CHALLENGE: Copy exactly the lines from the beginning of the data down to and including the line holding "var fit58_y = [1.5e-10, 1.7e-9, 3.25e-9];", without any pictures.

AVAILABLE DATA:
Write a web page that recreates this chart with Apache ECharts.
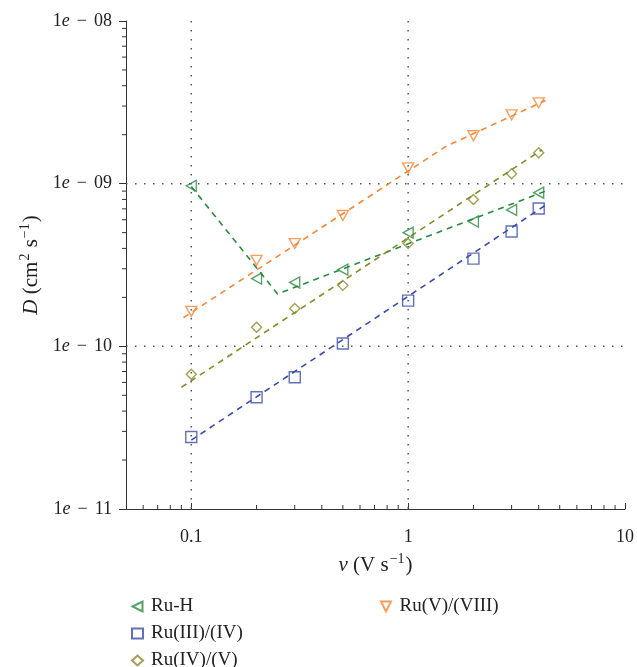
<!DOCTYPE html>
<html>
<head>
<meta charset="utf-8">
<script src="https://cdn.jsdelivr.net/npm/echarts@6/dist/echarts.min.js"></script>
<style>html,body{margin:0;padding:0;background:#fff;}#c{width:637px;height:667px;}</style>
</head>
<body>
<div id="c"></div>
<script>
// ---- data ----
var scanRates = [0.1, 0.2, 0.3, 0.5, 1, 2, 3, 4];
var ruH   = [9.7e-10, 2.61e-10, 2.47e-10, 2.96e-10, 5.0e-10, 5.85e-10, 6.9e-10, 8.8e-10];
var ru34  = [2.77e-11, 4.86e-11, 6.46e-11, 1.04e-10, 1.91e-10, 3.46e-10, 5.08e-10, 7.03e-10];
var ru45  = [6.73e-11, 1.31e-10, 1.71e-10, 2.37e-10, 4.28e-10, 7.98e-10, 1.15e-9, 1.55e-9];
var ru58  = [1.64e-10, 3.38e-10, 4.28e-10, 6.37e-10, 1.25e-9, 1.97e-9, 2.65e-9, 3.14e-9];

var fitH_x  = [0.1, 0.25, 4.3];
var fitH_y  = [9.6e-10, 2.1e-10, 9.0e-10];
var fit34_x = [0.1, 4.45];
var fit34_y = [2.65e-11, 7.6e-10];
var fit45_x = [0.09, 4.15];
var fit45_y = [5.6e-11, 1.62e-9];
var fit58_x = [0.092, 1.5, 4.3];
var fit58_y = [1.5e-10, 1.7e-9, 3.25e-9];

var xTickLabels = [0.1, 1, 10];
var yTickLabels = [1e-11, 1e-10, 1e-9, 1e-8];
var xMinorTicks = [0.06,0.07,0.08,0.09,0.2,0.3,0.4,0.5,0.6,0.7,0.8,0.9,2,3,4,5,6,7,8,9];
var yMinorTicks = [2e-11,3e-11,4e-11,5e-11,6e-11,7e-11,8e-11,9e-11,
                   2e-10,3e-10,4e-10,5e-10,6e-10,7e-10,8e-10,9e-10,
                   2e-9,3e-9,4e-9,5e-9,6e-9,7e-9,8e-9,9e-9];
var gridX = [0.1, 1];
var gridY = [1e-10, 1e-9];

// ---- styling ----
var FONT = '"Liberation Serif", "DejaVu Serif", serif';
var C_H = '#2a8a3e', C_34 = '#3a4da6', C_45 = '#8a882b', C_58 = '#f5873a';
var X_MIN = 0.05, X_MAX = 10, Y_MIN = 1e-11, Y_MAX = 1e-8;
var RICH = {
  n: { fontFamily: FONT, fontSize: 18, color: '#222', lineHeight: 22 },
  i: { fontFamily: FONT, fontStyle: 'italic', fontSize: 18, color: '#222', lineHeight: 22 },
  m: { fontFamily: FONT, fontSize: 18, color: '#222', lineHeight: 22, padding: [0, 7, 0, 7] },
  N: { fontFamily: FONT, fontSize: 21, color: '#222', lineHeight: 26 },
  I: { fontFamily: FONT, fontStyle: 'italic', fontSize: 21, color: '#222', lineHeight: 26 },
  sup: { fontFamily: FONT, fontSize: 14, color: '#222', verticalAlign: 'top', lineHeight: 14, padding: [0, 1, 0, 1] }
};

function zip(xs, ys) { return xs.map(function (x, i) { return [x, ys[i]]; }); }

function scatter(name, ys, color, symbol, size) {
  return {
    name: name, type: 'scatter', data: zip(scanRates, ys),
    symbol: symbol, symbolSize: size, z: 5,
    itemStyle: { color: 'rgba(255,255,255,0)', borderColor: color, borderWidth: 1.4 }
  };
}
function fit(xs, ys, color) {
  return {
    type: 'line', data: zip(xs, ys), symbol: 'none', z: 4, silent: true,
    lineStyle: { color: color, width: 1.6, type: [6, 5] }
  };
}

// kinds: 0 x minor tick, 1 y minor tick, 2 vertical grid line, 3 horizontal grid line
var decoData = xMinorTicks.map(function (v) { return [v, 0]; })
  .concat(yMinorTicks.map(function (v) { return [v, 1]; }))
  .concat(gridX.map(function (v) { return [v, 2]; }))
  .concat(gridY.map(function (v) { return [v, 3]; }));

var legendText = { fontFamily: FONT, fontSize: 19, color: '#222', lineHeight: 18, padding: [0, 0, 0, 3] };

var option = {
  animation: false,
  backgroundColor: '#fff',
  grid: { left: 126, right: 11, top: 21, bottom: 158 },
  xAxis: {
    type: 'log', logBase: 10, min: X_MIN, max: X_MAX,
    name: '{I|ν}{N| (V s}{sup|−1}{N|)}', nameLocation: 'middle', nameGap: 43,
    nameTextStyle: { fontFamily: FONT, fontSize: 21, color: '#222', rich: RICH },
    axisLine: { show: true, lineStyle: { color: '#333', width: 1 } },
    axisTick: { show: true, inside: true, length: 6, lineStyle: { color: '#333' } },
    axisLabel: {
      fontFamily: FONT, fontSize: 18, color: '#222', margin: 17,
      formatter: function (v) {
        for (var i = 0; i < xTickLabels.length; i++) {
          if (Math.abs(v - xTickLabels[i]) / xTickLabels[i] < 1e-6) return '{n|' + xTickLabels[i] + '}';
        }
        return '';
      },
      rich: RICH
    },
    splitLine: { show: false }
  },
  yAxis: {
    type: 'log', logBase: 10, min: Y_MIN, max: Y_MAX,
    name: '{I|D}{N| (cm}{sup|2}{N| s}{sup|−1}{N|)}', nameLocation: 'middle', nameGap: 74, nameRotate: 90,
    nameTextStyle: { fontFamily: FONT, fontSize: 21, color: '#222', rich: RICH },
    axisLine: { show: true, lineStyle: { color: '#333', width: 1 } },
    axisTick: { show: true, inside: false, length: 7, lineStyle: { color: '#333' } },
    axisLabel: {
      fontFamily: FONT, fontSize: 18, color: '#222', margin: 14,
      formatter: function (v) {
        for (var i = 0; i < yTickLabels.length; i++) {
          if (Math.abs(v - yTickLabels[i]) / yTickLabels[i] < 1e-6) {
            var e = Math.round(Math.log10(yTickLabels[i]));
            var s = String(Math.abs(e)); if (s.length < 2) s = '0' + s;
            return '{n|1}{i|e}{m|' + (e < 0 ? '\u2212' : '+') + '}{n|' + s + '}';
          }
        }
        return '';
      },
      rich: RICH
    },
    splitLine: { show: false }
  },
  legend: [
    {
      data: ['Ru-H', 'Ru(III)/(IV)', 'Ru(IV)/(V)'],
      orient: 'vertical', left: 126, top: 592, height: 110, itemWidth: 11, itemHeight: 10, itemGap: 8,
      textStyle: legendText
    },
    {
      data: ['Ru(V)/(VIII)'],
      orient: 'vertical', left: 375, top: 592, height: 110, itemWidth: 11, itemHeight: 10, itemGap: 8,
      textStyle: legendText
    }
  ],
  series: [
    {
      type: 'custom', data: decoData, clip: false, silent: true, z: 1,
      renderItem: function (params, api) {
        var v = api.value(0), kind = api.value(1), p, q;
        var tick = { stroke: '#333', lineWidth: 1 };
        var dot = { stroke: '#555', lineWidth: 1.5, lineDash: [1.5, 7.5] };
        if (kind === 0) {
          p = api.coord([v, Y_MIN]);
          return { type: 'line', shape: { x1: p[0], y1: p[1], x2: p[0], y2: p[1] - 4 }, style: tick };
        }
        if (kind === 1) {
          p = api.coord([X_MIN, v]);
          return { type: 'line', shape: { x1: p[0], y1: p[1], x2: p[0] - 4, y2: p[1] }, style: tick };
        }
        if (kind === 2) {
          p = api.coord([v, Y_MAX]); q = api.coord([v, Y_MIN]);
          return { type: 'line', shape: { x1: p[0], y1: p[1], x2: q[0], y2: q[1] }, style: dot };
        }
        p = api.coord([X_MIN, v]); q = api.coord([X_MAX, v]);
        return { type: 'line', shape: { x1: p[0], y1: p[1], x2: q[0], y2: q[1] }, style: dot };
      }
    },
    fit(fitH_x, fitH_y, C_H),
    fit(fit34_x, fit34_y, C_34),
    fit(fit45_x, fit45_y, C_45),
    fit(fit58_x, fit58_y, C_58),
    scatter('Ru-H', ruH, C_H, 'path://M0,5L10,0L10,10Z', [10, 11]),
    scatter('Ru(III)/(IV)', ru34, C_34, 'rect', 11),
    scatter('Ru(IV)/(V)', ru45, C_45, 'diamond', [10, 10]),
    scatter('Ru(V)/(VIII)', ru58, C_58, 'path://M0,0L10,0L5,10Z', [11, 10])
  ]
};

var chart = echarts.init(document.getElementById('c'), null, { renderer: 'canvas' });
chart.setOption(option);
</script>
</body>
</html>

RESPONSE TO THE TASK:
Write a web page that recreates this chart with Apache ECharts.
<!DOCTYPE html>
<html>
<head>
<meta charset="utf-8">
<script src="https://cdn.jsdelivr.net/npm/echarts@6/dist/echarts.min.js"></script>
<style>html,body{margin:0;padding:0;background:#fff;}#c{width:637px;height:667px;}</style>
</head>
<body>
<div id="c"></div>
<script>
// ---- data ----
var scanRates = [0.1, 0.2, 0.3, 0.5, 1, 2, 3, 4];
var ruH   = [9.7e-10, 2.61e-10, 2.47e-10, 2.96e-10, 5.0e-10, 5.85e-10, 6.9e-10, 8.8e-10];
var ru34  = [2.77e-11, 4.86e-11, 6.46e-11, 1.04e-10, 1.91e-10, 3.46e-10, 5.08e-10, 7.03e-10];
var ru45  = [6.73e-11, 1.31e-10, 1.71e-10, 2.37e-10, 4.28e-10, 7.98e-10, 1.15e-9, 1.55e-9];
var ru58  = [1.64e-10, 3.38e-10, 4.28e-10, 6.37e-10, 1.25e-9, 1.97e-9, 2.65e-9, 3.14e-9];

var fitH_x  = [0.1, 0.25, 4.3];
var fitH_y  = [9.6e-10, 2.1e-10, 9.0e-10];
var fit34_x = [0.1, 4.45];
var fit34_y = [2.65e-11, 7.6e-10];
var fit45_x = [0.09, 4.15];
var fit45_y = [5.6e-11, 1.62e-9];
var fit58_x = [0.092, 1.5, 4.3];
var fit58_y = [1.5e-10, 1.7e-9, 3.25e-9];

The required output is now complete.